Prefacio del autor

Hemos llegado a concebir el absurdo de las relaciones entre erotismo y moral.

Sabemos que el origen se encuentra en las relaciones entre el erotismo y las más lejanas supersticiones de la religión.

Por encima de la precisión histórica, nunca olvidamos este principio: una de dos, o lo que nos obsesiona es, en principio, lo que el deseo y la ardiente pasión nos sugieren; o deseamos razonablemente un futuro mejor.

Parece ser que existe un término medio.

Puedo vivir con la preocupación de un futuro mejor. Pero también puedo rechazar este futuro a otro mundo; en un mundo en el que sólo la muerte tiene el poder de introducirme…

Este término medio era, sin duda, inevitable. Llegó un tiempo para el hombre en el que éste debería tener en cuenta -mucho más que cualquier otra cosa- las recompensas o los castigos que podrían sobrevenir después de la muerte…

Pero, al final, vislumbramos el momento en el que tales temores (o esperanzas) dejan de intervenir, y el interés inmediato se opondrá, sin término medio, al interés futuro. El deseo ardiente se opondrá, sin más, al cálculo reflexivo de la razón.

Nadie imagina un mundo en el que la ardiente pasión dejara de turbarnos definitivamente… Por otra parte. nadie considera la posibilidad de una vida desligada por siempre de la razón.

La civilización entera, la posibilidad de la vida humana, depende de la previsión razonada de los medios que garantizan la vida. Pero esta vida —esta vida civilizada— que debemos garantizar, no puede ser reducida a estos medios que la hacen posible. Además de los medios calculados, buscamos el fin —o los fines— de estos medios.

Es corriente entender por fin lo que no es, claramente, más que un medio. La búsqueda de la riqueza —unas veces, la riqueza de individuos egoístas, otras veces, la riqueza común— es, evidentemente, un medio. El trabajo no es más que un medio…

La respuesta al deseo erótico —así como al deseo, quizá más humano (menos físico), de la poesía y del éxtasis (pero ¿acaso existe una verdadera diferencia entre la poesía y el erotismo, o entre el erotismo y el éxtasis?)— es, por el contrario, un fin.

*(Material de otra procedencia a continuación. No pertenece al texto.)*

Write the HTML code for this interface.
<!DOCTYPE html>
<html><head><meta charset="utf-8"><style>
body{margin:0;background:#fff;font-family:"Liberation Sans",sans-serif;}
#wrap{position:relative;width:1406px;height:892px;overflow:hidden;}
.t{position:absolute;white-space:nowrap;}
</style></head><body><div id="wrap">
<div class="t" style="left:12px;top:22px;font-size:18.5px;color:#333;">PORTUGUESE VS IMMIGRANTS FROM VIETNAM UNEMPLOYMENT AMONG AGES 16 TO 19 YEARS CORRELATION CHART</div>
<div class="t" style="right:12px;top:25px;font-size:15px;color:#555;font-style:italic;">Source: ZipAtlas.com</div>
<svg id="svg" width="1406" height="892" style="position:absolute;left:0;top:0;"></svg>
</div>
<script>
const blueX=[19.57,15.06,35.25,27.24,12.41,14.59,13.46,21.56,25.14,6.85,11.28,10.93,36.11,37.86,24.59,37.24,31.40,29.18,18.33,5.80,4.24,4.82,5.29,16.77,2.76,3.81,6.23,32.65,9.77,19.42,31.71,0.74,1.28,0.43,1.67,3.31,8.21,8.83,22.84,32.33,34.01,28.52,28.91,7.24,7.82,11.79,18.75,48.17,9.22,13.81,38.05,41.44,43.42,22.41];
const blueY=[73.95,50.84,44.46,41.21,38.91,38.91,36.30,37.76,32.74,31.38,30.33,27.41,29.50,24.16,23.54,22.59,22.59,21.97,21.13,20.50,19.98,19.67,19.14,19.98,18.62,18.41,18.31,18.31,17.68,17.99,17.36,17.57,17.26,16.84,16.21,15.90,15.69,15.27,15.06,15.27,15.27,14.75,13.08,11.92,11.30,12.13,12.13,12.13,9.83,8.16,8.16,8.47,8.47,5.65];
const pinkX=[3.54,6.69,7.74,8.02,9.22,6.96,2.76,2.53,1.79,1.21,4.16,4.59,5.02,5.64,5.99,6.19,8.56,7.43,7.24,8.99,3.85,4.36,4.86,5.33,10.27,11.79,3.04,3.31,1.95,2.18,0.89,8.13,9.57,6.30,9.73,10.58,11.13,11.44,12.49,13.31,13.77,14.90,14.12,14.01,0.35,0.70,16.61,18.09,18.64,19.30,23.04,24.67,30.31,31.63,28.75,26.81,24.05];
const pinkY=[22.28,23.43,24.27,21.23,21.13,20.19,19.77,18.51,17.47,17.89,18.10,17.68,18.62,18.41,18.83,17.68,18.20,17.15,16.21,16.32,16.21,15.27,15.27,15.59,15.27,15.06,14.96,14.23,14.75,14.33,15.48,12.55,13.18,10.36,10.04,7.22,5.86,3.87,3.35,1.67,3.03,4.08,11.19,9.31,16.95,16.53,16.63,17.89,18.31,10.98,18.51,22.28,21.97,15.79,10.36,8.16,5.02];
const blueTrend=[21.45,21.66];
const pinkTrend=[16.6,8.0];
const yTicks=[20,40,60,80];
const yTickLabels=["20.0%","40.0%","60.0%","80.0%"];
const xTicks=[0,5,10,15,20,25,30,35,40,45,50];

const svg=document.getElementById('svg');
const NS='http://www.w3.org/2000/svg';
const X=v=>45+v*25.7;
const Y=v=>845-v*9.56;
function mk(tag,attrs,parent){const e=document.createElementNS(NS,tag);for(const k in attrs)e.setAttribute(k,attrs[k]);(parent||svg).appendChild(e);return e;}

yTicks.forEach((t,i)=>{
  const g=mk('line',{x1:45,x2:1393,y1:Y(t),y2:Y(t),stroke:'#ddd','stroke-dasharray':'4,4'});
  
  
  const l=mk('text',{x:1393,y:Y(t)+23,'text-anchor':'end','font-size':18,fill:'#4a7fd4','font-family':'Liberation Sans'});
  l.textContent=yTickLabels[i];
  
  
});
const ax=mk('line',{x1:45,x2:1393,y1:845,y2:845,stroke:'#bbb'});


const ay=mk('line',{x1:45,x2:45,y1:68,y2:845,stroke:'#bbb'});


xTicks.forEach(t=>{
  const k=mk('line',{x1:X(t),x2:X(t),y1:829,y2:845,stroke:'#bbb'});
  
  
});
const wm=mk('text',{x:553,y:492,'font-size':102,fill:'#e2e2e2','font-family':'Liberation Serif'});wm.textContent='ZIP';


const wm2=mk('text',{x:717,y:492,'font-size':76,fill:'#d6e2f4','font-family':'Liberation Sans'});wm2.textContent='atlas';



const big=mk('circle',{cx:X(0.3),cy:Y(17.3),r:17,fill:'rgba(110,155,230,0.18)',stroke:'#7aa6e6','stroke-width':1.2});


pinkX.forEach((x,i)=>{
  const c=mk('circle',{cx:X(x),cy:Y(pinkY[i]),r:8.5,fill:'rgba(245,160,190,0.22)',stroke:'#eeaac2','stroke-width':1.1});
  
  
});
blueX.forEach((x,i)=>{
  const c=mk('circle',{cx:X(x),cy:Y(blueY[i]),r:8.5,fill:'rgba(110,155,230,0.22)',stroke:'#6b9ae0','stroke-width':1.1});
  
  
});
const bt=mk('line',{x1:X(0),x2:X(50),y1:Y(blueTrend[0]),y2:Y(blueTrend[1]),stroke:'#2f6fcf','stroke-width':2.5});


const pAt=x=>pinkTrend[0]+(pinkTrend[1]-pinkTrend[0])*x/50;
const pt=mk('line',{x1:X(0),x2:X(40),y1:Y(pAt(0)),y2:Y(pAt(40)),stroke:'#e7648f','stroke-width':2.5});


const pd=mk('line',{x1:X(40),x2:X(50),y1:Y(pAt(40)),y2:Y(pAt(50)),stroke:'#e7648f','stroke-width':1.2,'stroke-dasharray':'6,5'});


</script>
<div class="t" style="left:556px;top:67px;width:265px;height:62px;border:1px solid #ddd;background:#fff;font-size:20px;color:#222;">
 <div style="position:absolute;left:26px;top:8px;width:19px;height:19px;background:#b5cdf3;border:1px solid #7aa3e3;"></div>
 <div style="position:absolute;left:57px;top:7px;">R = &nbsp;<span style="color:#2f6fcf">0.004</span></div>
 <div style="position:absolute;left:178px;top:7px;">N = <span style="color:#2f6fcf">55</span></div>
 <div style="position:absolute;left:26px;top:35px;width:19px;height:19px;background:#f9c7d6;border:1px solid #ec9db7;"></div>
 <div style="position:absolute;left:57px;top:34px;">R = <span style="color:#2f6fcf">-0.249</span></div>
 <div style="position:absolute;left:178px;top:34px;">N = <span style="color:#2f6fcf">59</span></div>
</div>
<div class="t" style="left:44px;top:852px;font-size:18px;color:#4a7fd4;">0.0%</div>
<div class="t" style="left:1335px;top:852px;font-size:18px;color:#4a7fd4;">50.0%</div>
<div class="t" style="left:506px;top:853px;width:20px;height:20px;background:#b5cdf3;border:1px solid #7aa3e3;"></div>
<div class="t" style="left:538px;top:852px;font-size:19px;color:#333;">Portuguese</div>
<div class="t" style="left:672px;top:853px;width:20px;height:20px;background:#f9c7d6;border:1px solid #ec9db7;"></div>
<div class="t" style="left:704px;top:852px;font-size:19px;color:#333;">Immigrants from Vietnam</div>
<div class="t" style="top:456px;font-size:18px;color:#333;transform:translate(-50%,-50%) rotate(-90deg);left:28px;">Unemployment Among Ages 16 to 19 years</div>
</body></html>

De hecho, la búsqueda de los medios es siempre, en último caso, razonable. La búsqueda de un fin está relacionada con el deseo, que a menudo desafía a la razón.

Frecuentemente, en mí, la satisfacción de un deseo se opone al interés. ¡Pero le doy preferencia a la primera, pues se ha convertido, bruscamente, en mi fin último!

No obstante, sería posible afirmar que el erotismo no es únicamente ese fin que me cautiva. Y no lo es en la medida en que la consecuencia puede ser el nacimiento de niños. Pero sólo los cuidados que necesitarán estos niños tienen humanamente valor de utilidad. Nadie confunde la actividad erótica —de la que puede resultar la procreación— con ese trabajo útil —sin el cual los hijos sufrirían y, finalmente, morirían…

La actividad sexual utilitaria se opone al erotismo, en tanto que éste es fin de nuestra vida… La búsqueda calculada de la procreación, semejante a la utilización de la sierra, humanamente corre el riesgo de reducirse a una lamentable mecánica.

La esencia del hombre se basó en la sexualidad —que es el origen y el principio— planteándole un problema cuya única salida es el enloquecimiento.

Este enloquecimiento aparece en «el orgasmo». ¿Podría yo vivir plenamente este orgasmo sino como una primera impresión de la muerte definitiva?

La violencia del placer espasmódico se halla en el fondo de mi corazón. Al mismo tiempo, esta violencia —me estremezco al decirlo— es el corazón de la muerte: ¡se abre en mí!

La ambigüedad de esta vida humana se refleja tanto en un ataque de risa como prorrumpiendo en sollozos. Existe la dificultad de conciliar el cálculo razonable. que la fundamenta. con esas lágrimas… con esa horrible risa.

*

El sentido de este libro es, como primer paso, el de abrir la conciencia a la identidad del orgasmo (o «pequeña muerte») y de la muerte definitiva: o de la voluptuosidad y del delirio al horror sin límites.

Este es el primer paso.

¡Olvidar las nimiedades de la razón! De la razón que nunca supo fijar sus límites.

Estos límites vienen dados por el hecho de que, inevitablemente, el fin de la razón, que excede a la razón misma ¡no es contrario a la superación de la razón!

Por la violencia de la superación, comprendo, en el desorden de mis risas y de mis sollozos, en el exceso de los arrebatos que me consumen, la similitud entre el horror y una voluptuosidad superior a mis fuerzas, entre el dolor final y un insufrible gozo.